● Given exercise: Select all lines with the string "seaborn" in them, and copy those lines.

::: Data lines :::

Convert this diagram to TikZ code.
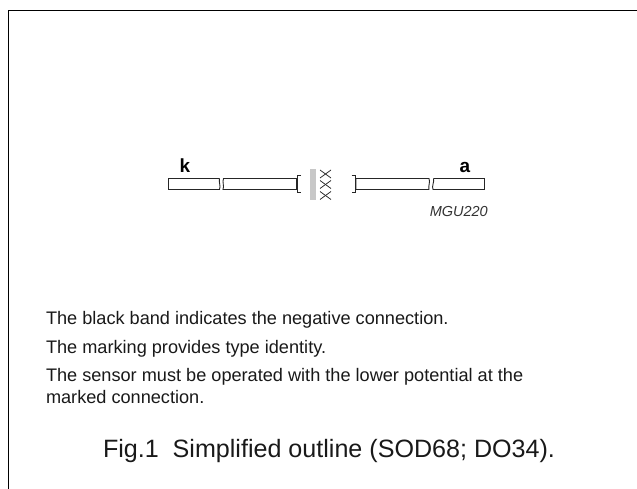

:::
::: Data lines :::

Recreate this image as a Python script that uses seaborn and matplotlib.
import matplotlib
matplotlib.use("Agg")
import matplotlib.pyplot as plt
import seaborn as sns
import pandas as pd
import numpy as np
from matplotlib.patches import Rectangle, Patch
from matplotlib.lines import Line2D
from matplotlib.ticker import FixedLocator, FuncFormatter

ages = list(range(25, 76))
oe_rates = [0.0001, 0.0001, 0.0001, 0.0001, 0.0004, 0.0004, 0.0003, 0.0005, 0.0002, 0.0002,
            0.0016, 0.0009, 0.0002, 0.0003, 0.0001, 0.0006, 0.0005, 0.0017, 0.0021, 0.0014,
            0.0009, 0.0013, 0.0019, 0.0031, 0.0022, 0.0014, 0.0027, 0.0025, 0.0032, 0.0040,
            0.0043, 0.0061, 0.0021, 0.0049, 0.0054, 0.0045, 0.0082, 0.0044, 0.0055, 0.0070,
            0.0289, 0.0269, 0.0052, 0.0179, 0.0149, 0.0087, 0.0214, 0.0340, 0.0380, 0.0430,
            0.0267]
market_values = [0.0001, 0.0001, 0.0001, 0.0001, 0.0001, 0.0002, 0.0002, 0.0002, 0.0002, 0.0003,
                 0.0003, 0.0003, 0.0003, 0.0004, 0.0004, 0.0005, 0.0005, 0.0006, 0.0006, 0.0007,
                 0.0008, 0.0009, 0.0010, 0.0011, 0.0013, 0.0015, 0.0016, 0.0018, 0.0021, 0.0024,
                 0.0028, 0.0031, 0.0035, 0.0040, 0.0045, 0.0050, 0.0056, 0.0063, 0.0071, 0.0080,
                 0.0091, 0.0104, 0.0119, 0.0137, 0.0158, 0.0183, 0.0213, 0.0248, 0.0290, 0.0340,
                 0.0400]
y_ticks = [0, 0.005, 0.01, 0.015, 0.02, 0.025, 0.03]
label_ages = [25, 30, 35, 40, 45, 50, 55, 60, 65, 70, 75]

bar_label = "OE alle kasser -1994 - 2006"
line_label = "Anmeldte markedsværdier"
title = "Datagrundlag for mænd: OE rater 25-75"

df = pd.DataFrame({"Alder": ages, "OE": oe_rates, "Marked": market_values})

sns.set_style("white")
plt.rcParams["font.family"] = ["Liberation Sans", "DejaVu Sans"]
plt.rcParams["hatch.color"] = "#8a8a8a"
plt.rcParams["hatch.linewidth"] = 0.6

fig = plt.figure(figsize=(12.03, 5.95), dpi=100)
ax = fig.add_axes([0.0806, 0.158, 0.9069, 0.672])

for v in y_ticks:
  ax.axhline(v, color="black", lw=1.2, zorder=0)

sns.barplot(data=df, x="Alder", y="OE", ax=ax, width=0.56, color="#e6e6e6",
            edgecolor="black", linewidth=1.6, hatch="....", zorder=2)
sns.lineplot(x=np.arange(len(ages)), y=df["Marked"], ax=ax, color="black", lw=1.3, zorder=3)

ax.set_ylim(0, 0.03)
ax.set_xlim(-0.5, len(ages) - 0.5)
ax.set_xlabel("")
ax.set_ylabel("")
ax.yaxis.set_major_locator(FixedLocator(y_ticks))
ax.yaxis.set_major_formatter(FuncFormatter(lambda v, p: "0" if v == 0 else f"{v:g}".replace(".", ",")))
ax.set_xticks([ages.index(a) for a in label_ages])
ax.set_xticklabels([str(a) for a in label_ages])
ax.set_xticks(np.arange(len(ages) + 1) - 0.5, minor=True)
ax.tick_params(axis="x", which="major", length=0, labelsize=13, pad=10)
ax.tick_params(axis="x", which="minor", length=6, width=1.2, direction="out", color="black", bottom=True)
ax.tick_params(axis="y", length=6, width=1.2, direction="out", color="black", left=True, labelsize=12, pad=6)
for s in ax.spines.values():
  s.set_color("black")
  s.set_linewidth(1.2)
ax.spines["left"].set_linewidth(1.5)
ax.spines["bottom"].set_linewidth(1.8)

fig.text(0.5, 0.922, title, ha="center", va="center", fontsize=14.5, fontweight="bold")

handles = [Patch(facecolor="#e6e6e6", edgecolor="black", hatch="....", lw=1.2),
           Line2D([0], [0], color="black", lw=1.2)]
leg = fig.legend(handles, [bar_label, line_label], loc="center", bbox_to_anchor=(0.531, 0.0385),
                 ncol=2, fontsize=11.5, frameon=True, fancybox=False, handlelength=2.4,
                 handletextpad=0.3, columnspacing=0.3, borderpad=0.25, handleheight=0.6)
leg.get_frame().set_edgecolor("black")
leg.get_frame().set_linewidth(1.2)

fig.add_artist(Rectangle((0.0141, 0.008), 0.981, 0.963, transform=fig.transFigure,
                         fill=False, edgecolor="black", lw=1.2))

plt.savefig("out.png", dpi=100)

:::

● Written reply:
Recreate this image as a Python script that uses seaborn and matplotlib.
import seaborn as sns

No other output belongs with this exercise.